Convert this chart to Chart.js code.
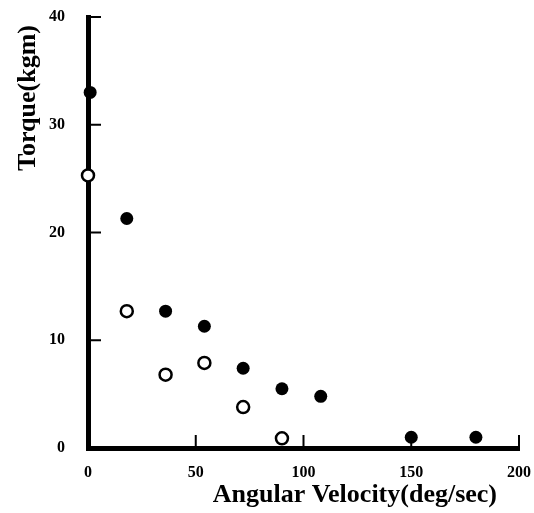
<!DOCTYPE html>
<html>
<head>
<meta charset="utf-8">
<script src="https://cdn.jsdelivr.net/npm/chart.js@4/dist/chart.umd.min.js"></script>
<style>
    html, body {margin: 0; padding: 0; background: #fff;}
    #wrap {width: 534px; height: 513px;}
</style>
</head>
<body>
<div id="wrap"><canvas id="torqueChart"></canvas></div>
<script>
// angular velocity (deg/sec) for each series
const filledVelocity = [1, 18, 36, 54, 72, 90, 108, 150, 180];
const filledTorque = [33, 21.3, 12.7, 11.3, 7.4, 5.5, 4.8, 1.0, 1.0];

const openVelocity = [0, 18, 36, 54, 72, 90];
const openTorque = [25.3, 12.7, 6.8, 7.9, 3.8, 0.9];

const xTicks = [0, 50, 100, 150, 200];
const yTicks = [0, 10, 20, 30, 40];

const xTitle = "Angular Velocity(deg/sec)";
const yTitle = "Torque(kgm)";

function toPoints(xs, ys) {
    return xs.map(function (x, i) {
        return {x: x, y: ys[i]};
    });
}

const serif = "'Liberation Serif', 'DejaVu Serif', serif";

// tick marks pointing into the plot, like the original figure
const innerTicks = {
    id: "innerTicks",
    afterDraw: function (chart) {
        const c = chart.ctx;
        const area = chart.chartArea;
        const xs = chart.scales.x;
        const ys = chart.scales.y;
        c.save();
        c.strokeStyle = "#000";
        c.lineWidth = 2;
        c.beginPath();
        yTicks.forEach(function (v) {
            if (v === 0) return;
            const py = ys.getPixelForValue(v);
            c.moveTo(area.left, py);
            c.lineTo(area.left + 13, py);
        });
        xTicks.forEach(function (v) {
            if (v === 0) return;
            const px = xs.getPixelForValue(v);
            c.moveTo(px, area.bottom);
            c.lineTo(px, area.bottom - 13);
        });
        c.stroke();
        c.restore();
    }
};

// axis titles sit off-centre in the original, so place them by hand
const axisTitles = {
    id: "axisTitles",
    afterDraw: function (chart) {
        const c = chart.ctx;
        const area = chart.chartArea;
        c.save();
        c.fillStyle = "#000";
        c.font = "bold 26px " + serif;
        c.textBaseline = "middle";
        c.textAlign = "right";
        c.fillText(xTitle, area.right - 22, chart.height - 18);
        c.translate(28, area.top + 8);
        c.rotate(-Math.PI / 2);
        c.fillText(yTitle, 0, 0);
        c.restore();
    }
};

new Chart(document.getElementById("torqueChart"), {
    type: "scatter",
    data: {
        datasets: [{
                label: "filled",
                data: toPoints(filledVelocity, filledTorque),
                backgroundColor: "#000",
                borderColor: "#000",
                borderWidth: 0,
                pointRadius: 6.5,
                clip: false
            }, {
                label: "open",
                data: toPoints(openVelocity, openTorque),
                backgroundColor: "#fff",
                borderColor: "#000",
                borderWidth: 2.5,
                pointRadius: 6,
                clip: false
            }]
    },
    options: {
        responsive: true,
        maintainAspectRatio: false,
        animation: false,
        layout: {
            padding: {top: 17, right: 15, left: 0, bottom: 0}
        },
        plugins: {
            legend: {display: false},
            tooltip: {enabled: false}
        },
        scales: {
            x: {
                type: "linear",
                min: 0,
                max: 200,
                afterFit: function (s) {
                    s.height = 65;
                    s.paddingLeft = 0;
                    s.paddingRight = 0;
                },
                afterBuildTicks: function (s) {
                    s.ticks = xTicks.map(function (v) { return {value: v}; });
                },
                grid: {drawOnChartArea: false, drawTicks: false},
                border: {display: true, width: 5, color: "#000"},
                ticks: {
                    padding: 15,
                    color: "#000",
                    font: {family: serif, size: 16, weight: "bold"}
                }
            },
            y: {
                type: "linear",
                min: 0,
                max: 40,
                afterFit: function (s) {
                    s.width = 88;
                    s.paddingTop = 0;
                    s.paddingBottom = 0;
                },
                afterBuildTicks: function (s) {
                    s.ticks = yTicks.map(function (v) { return {value: v}; });
                },
                grid: {drawOnChartArea: false, drawTicks: false},
                border: {display: true, width: 5, color: "#000"},
                ticks: {
                    padding: 23,
                    color: "#000",
                    font: {family: serif, size: 16, weight: "bold"}
                }
            }
        }
    },
    plugins: [innerTicks, axisTitles]
});
</script>
</body>
</html>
--------------------------------------------------
Exercise task
Exactly as written, return every line of the listing, but not the pictures.

Full response
Convert this chart to Chart.js code.
<!DOCTYPE html>
<html>
<head>
<meta charset="utf-8">
<script src="https://cdn.jsdelivr.net/npm/chart.js@4/dist/chart.umd.min.js"></script>
<style>
    html, body {margin: 0; padding: 0; background: #fff;}
    #wrap {width: 534px; height: 513px;}
</style>
</head>
<body>
<div id="wrap"><canvas id="torqueChart"></canvas></div>
<script>
// angular velocity (deg/sec) for each series
const filledVelocity = [1, 18, 36, 54, 72, 90, 108, 150, 180];
const filledTorque = [33, 21.3, 12.7, 11.3, 7.4, 5.5, 4.8, 1.0, 1.0];

const openVelocity = [0, 18, 36, 54, 72, 90];
const openTorque = [25.3, 12.7, 6.8, 7.9, 3.8, 0.9];

const xTicks = [0, 50, 100, 150, 200];
const yTicks = [0, 10, 20, 30, 40];

const xTitle = "Angular Velocity(deg/sec)";
const yTitle = "Torque(kgm)";

function toPoints(xs, ys) {
    return xs.map(function (x, i) {
        return {x: x, y: ys[i]};
    });
}

const serif = "'Liberation Serif', 'DejaVu Serif', serif";

// tick marks pointing into the plot, like the original figure
const innerTicks = {
    id: "innerTicks",
    afterDraw: function (chart) {
        const c = chart.ctx;
        const area = chart.chartArea;
        const xs = chart.scales.x;
        const ys = chart.scales.y;
        c.save();
        c.strokeStyle = "#000";
        c.lineWidth = 2;
        c.beginPath();
        yTicks.forEach(function (v) {
            if (v === 0) return;
            const py = ys.getPixelForValue(v);
            c.moveTo(area.left, py);
            c.lineTo(area.left + 13, py);
        });
        xTicks.forEach(function (v) {
            if (v === 0) return;
            const px = xs.getPixelForValue(v);
            c.moveTo(px, area.bottom);
            c.lineTo(px, area.bottom - 13);
        });
        c.stroke();
        c.restore();
    }
};

// axis titles sit off-centre in the original, so place them by hand
const axisTitles = {
    id: "axisTitles",
    afterDraw: function (chart) {
        const c = chart.ctx;
        const area = chart.chartArea;
        c.save();
        c.fillStyle = "#000";
        c.font = "bold 26px " + serif;
        c.textBaseline = "middle";
        c.textAlign = "right";
        c.fillText(xTitle, area.right - 22, chart.height - 18);
        c.translate(28, area.top + 8);
        c.rotate(-Math.PI / 2);
        c.fillText(yTitle, 0, 0);
        c.restore();
    }
};

new Chart(document.getElementById("torqueChart"), {
    type: "scatter",
    data: {
        datasets: [{
                label: "filled",
                data: toPoints(filledVelocity, filledTorque),
                backgroundColor: "#000",
                borderColor: "#000",
                borderWidth: 0,
                pointRadius: 6.5,
                clip: false
            }, {
                label: "open",
                data: toPoints(openVelocity, openTorque),
                backgroundColor: "#fff",
                borderColor: "#000",
                borderWidth: 2.5,
                pointRadius: 6,
                clip: false
            }]
    },
    options: {
        responsive: true,
        maintainAspectRatio: false,
        animation: false,
        layout: {
            padding: {top: 17, right: 15, left: 0, bottom: 0}
        },
        plugins: {
            legend: {display: false},
            tooltip: {enabled: false}
        },
        scales: {
            x: {
                type: "linear",
                min: 0,
                max: 200,
                afterFit: function (s) {
                    s.height = 65;
                    s.paddingLeft = 0;
                    s.paddingRight = 0;
                },
                afterBuildTicks: function (s) {
                    s.ticks = xTicks.map(function (v) { return {value: v}; });
                },
                grid: {drawOnChartArea: false, drawTicks: false},
                border: {display: true, width: 5, color: "#000"},
                ticks: {
                    padding: 15,
                    color: "#000",
                    font: {family: serif, size: 16, weight: "bold"}
                }
            },
            y: {
                type: "linear",
                min: 0,
                max: 40,
                afterFit: function (s) {
                    s.width = 88;
                    s.paddingTop = 0;
                    s.paddingBottom = 0;
                },
                afterBuildTicks: function (s) {
                    s.ticks = yTicks.map(function (v) { return {value: v}; });
                },
                grid: {drawOnChartArea: false, drawTicks: false},
                border: {display: true, width: 5, color: "#000"},
                ticks: {
                    padding: 23,
                    color: "#000",
                    font: {family: serif, size: 16, weight: "bold"}
                }
            }
        }
    },
    plugins: [innerTicks, axisTitles]
});
</script>
</body>
</html>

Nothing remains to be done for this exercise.